Even the Opposition was reluctant to discuss the issue with Shadow Minister of the Environment and Drainage Senator Wilfred Abrahams saying he did not wish to step into a “minefield”.
“I do not think that I should make a comment without consulting my political leader Mia Mottley and other party members. This is a minefield and I have to tread carefully,” Abrahams said.
Minister of the Environment and Drainage Dr Dennis Lowe could not be reached for a comment on the matter.
Almost six years ago, Brewster was summoned before the Auditor General and asked to explain, among other things, the awarding of contracts for work within his department without adherence to the Financial Management and Audit Act or the Financial Rules, 1971.
It was alleged that Brewster and one of his senior officers, hydrographer Lester Toppin, formed a company called Innovations R US in September 2004, and two months later Brewster started awarding work from CZMU to that company.
The audit revealed that between 2005 and 2007 CZMU paid over $300,000 to Innovations R US for a variety of services ranging from clearing sites and regrading sand to professional fees as high as $53,000.
The Auditor General also reported then that the CZMU had awarded a contract to Innovations R US at Graeme Hall Swamp, where equipment was purchased by the private company for CZMU and used by the former to carry out the work. An invoice was later made out in the name of CZMU but attached to an invoice stating “fees” from Innovations R US.
It was reported that the Auditor General’s Office could not locate the equipment up to the time of the audit.
The Auditor General also said the private company’s invoices showed it collected VAT from the CZMU but did not pay it into the VAT Department. As a result, it was noted that Innovations R US was indebted to Government and this should have precluded CZMU from doing business with it.
Amounts in excess of $60,000 per annum were also paid by CZMU to people who were not VAT registrants. The Auditor General cited where CZMU paid a company over $178,000 without any work quotations. The CZMU also made full payment to Innovations R US for a project in March 2007 that remained incomplete up to the time of the audit. In his report laid in Parliament the Auditor General charged that under Brewster’s management CZMU made out cheque payments to post office boxes for people who had no physical addresses.
The investigation raised a red flag with respect to conflict of interest when travel claims were made to CZMU for a site visit to a project at Ginger Bay, St Philip, although the claimant was also a director of Innovations R US, which had been awarded the contract.
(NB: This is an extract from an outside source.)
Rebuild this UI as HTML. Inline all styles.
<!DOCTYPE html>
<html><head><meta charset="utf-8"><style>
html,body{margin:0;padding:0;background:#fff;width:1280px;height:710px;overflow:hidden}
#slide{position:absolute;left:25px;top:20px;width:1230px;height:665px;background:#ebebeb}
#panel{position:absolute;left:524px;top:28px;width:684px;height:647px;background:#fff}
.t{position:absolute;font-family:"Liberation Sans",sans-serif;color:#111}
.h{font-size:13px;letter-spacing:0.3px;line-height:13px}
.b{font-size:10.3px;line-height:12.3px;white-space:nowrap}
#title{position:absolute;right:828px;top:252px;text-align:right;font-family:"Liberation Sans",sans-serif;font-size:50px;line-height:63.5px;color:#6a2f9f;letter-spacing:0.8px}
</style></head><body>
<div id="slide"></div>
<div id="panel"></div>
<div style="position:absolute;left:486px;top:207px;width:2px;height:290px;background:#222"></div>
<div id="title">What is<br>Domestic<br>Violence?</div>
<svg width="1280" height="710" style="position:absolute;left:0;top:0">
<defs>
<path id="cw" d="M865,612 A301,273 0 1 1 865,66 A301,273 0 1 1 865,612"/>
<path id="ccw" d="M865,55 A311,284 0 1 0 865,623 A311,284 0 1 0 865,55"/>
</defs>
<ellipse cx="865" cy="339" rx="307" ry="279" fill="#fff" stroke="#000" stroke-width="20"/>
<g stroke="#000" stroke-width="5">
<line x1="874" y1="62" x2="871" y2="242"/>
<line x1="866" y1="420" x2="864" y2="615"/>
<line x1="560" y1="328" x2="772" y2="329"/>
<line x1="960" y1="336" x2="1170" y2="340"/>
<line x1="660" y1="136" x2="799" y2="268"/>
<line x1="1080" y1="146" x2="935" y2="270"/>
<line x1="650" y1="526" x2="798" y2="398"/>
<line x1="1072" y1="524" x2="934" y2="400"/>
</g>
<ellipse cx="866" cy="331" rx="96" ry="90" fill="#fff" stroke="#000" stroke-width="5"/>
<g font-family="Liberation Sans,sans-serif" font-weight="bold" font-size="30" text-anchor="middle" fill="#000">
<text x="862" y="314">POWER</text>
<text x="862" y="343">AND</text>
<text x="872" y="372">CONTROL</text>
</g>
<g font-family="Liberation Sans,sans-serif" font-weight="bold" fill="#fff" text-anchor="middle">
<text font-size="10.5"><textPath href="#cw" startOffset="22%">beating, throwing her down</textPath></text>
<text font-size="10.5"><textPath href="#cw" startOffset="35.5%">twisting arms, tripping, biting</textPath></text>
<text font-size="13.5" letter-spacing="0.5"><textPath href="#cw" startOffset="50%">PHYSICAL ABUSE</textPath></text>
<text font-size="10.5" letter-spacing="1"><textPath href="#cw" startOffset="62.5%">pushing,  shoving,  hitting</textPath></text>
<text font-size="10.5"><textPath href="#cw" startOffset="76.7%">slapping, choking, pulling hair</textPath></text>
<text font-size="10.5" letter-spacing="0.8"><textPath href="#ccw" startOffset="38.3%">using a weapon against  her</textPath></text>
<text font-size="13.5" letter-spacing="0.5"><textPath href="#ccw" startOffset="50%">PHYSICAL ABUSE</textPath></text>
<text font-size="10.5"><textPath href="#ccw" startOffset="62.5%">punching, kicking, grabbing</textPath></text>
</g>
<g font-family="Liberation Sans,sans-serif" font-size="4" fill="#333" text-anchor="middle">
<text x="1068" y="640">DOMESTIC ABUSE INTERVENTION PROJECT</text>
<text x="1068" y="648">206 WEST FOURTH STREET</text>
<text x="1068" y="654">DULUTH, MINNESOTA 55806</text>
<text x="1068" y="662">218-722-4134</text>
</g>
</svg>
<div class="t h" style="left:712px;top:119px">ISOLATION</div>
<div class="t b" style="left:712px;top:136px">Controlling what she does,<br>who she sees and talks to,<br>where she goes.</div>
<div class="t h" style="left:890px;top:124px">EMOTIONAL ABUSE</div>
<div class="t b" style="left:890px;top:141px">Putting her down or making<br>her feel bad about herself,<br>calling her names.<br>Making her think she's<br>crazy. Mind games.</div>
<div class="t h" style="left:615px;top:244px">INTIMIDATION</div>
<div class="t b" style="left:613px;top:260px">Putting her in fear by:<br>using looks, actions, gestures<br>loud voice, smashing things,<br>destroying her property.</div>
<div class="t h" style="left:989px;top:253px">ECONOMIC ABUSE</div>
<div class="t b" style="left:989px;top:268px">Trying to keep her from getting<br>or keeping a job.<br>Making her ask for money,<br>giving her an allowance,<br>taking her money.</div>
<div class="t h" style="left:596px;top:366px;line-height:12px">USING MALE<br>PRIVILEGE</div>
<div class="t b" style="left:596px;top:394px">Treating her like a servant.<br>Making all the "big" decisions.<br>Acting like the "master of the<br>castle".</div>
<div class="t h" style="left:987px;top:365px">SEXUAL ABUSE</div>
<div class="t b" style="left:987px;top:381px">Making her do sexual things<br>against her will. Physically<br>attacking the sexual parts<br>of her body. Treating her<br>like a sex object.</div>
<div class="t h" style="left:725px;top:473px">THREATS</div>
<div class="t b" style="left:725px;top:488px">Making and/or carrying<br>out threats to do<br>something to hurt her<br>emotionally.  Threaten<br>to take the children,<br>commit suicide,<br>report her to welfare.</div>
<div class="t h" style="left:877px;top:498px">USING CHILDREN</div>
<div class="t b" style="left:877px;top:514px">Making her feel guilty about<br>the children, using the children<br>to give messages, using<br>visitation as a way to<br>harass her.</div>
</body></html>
Brewster gave a written response to the Auditor General, indicating that the CZMU had ended its dealings with Innovations R US, and that he and his colleague had terminated their association with the company.
Brewster also promised that the CZMU would “ensure suitable quotations are sought in the future” with respect to work allocations.
In February 2010, then Commissioner of Police Darwin Dottin confirmed that the matter had been passed on to the police.
Brewster and workmate Toppin removed themselves as directors of the company, Innovations R US, in December 2007, but it continued to exist under new directorship.